Farfetched? In the 1940s, nobody would have predicted a union comprising of Germany, Britain and France. But now, of course, we have the European Union.
How will the two former enemies embrace?
At the Cold War's end, the United States and Western Europe treated Russia as "a defeated nation analogous to post-World War II Germany and Japan," as New York University professor Stephen Cohen wrote in a 2008 article published in the International Herald Tribune.
The United States also aspired to spread its capitalist system to the former Soviet sphere and expanded NATO to Poland, the Czech Republic and the Baltic countries. The United States saw its policy as "a benign attempt to stabilize the region, enhance its prosperity and security, and integrate it into the global system," George Friedman wrote in Stratfor.
But Russia, lacking easily definable and defendable borders, cannot simply welcome this "generous help" from the West. Having been invaded and occupied by the Mongols, Napoleonic France and Nazi Germany, Russia needs nonthreatening buffer states. Russia feels it must make a power comeback, but when it pushes back, it poses a threat to regional and global security in U.S. and European eyes.
Cohen, in his 2008 article "Wrong on Russia," recommends that the U.S. change its policy toward Russia by ending NATO expansion to Ukraine and beyond and treating Russia in accordance with its power and national interests.
This is sound advice because Russia is too big to stuff into the EU, both militarily and economically. Doing so would upset Germany, France, Britain and the former Soviet-bloc countries, like Poland. Melting of the North Pole ice sheets opens the door to Polario: Transportation, oil and minerals are accessible. Canada, Norway and Russia are already competing for control there.
Those who focus on the differences overlook the similarities unique to Russia and the United States. Both have superpower mentalities and large weapons arsenals. The United States and the Soviet Union were born in revolutions against European empires and based on humanitarian political ideals. Both countries have mainly European roots and expanded by taking over the lands of indigenous peoples in the 19th century.
They are huge in size, comparable in population and similar in temperate zone location, climate and topography. Both are multiethnic, dominated by a main group culturally, economically, and politically. What's more, they have the two largest Jewish populations outside Israel.
Polario can help solve some of the most pressing problems facing the world:
- Iran. Russia knows that today Iran's nuclear intentions are aimed at Israel and the West, but tomorrow it might switch its nuclear aim north, toward Russia. For Iran's hardliners, Russia is an "infidel" enemy, just like other non-Muslim societies. Polario would unite the United States and Russia in a common front against Iran's nuclear ambitions.
- The EU's East-West split. Western Europe, unwilling to antagonize Russia, cannot support Eastern Europe's expectation of backing against Russia. Membership in Polario would lessen Russia's pressure on Eastern Europe.
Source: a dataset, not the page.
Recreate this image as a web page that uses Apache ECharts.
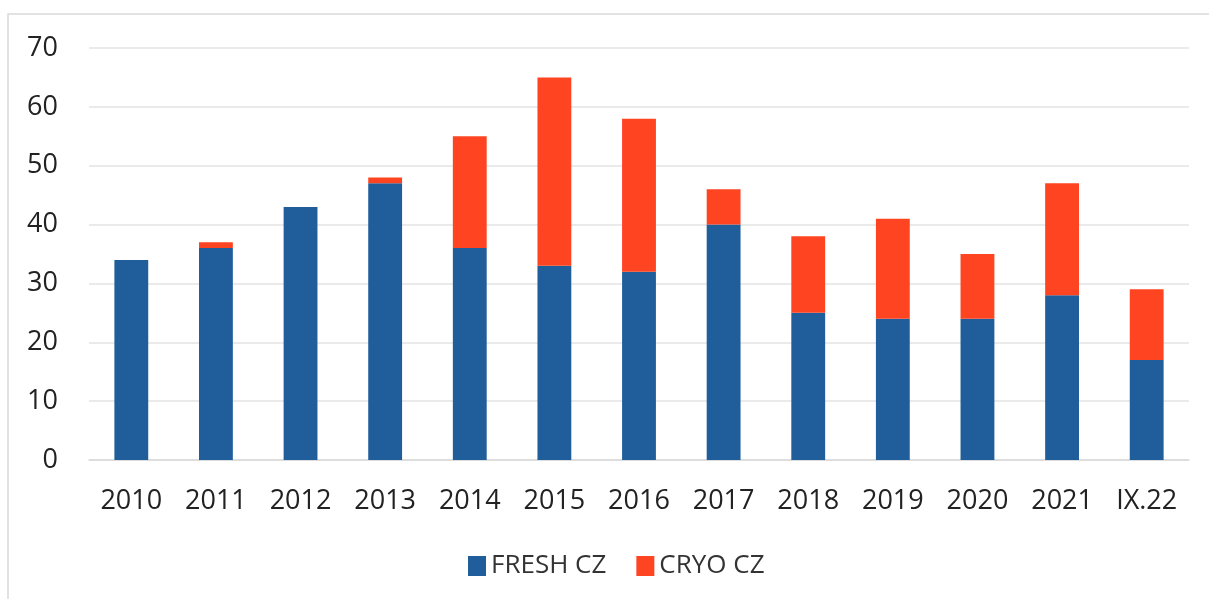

- Russia's near abroad. Ukraine and Georgia hoped to escape Russia's dominance by joining NATO and the EU. Membership in Polario would alleviate their fear of Russia and Russia's fear that their westward shift could threaten its defensibility.
Polario is highly probable and offers a way to embed Russia in a security structure that would harmonize the conflicting needs of Russia and the West.
Lawrence Taub, a member of the World Futures Studies Federation, is author of "The Spiritual Imperative: Sex, Age and Caste Move The Future."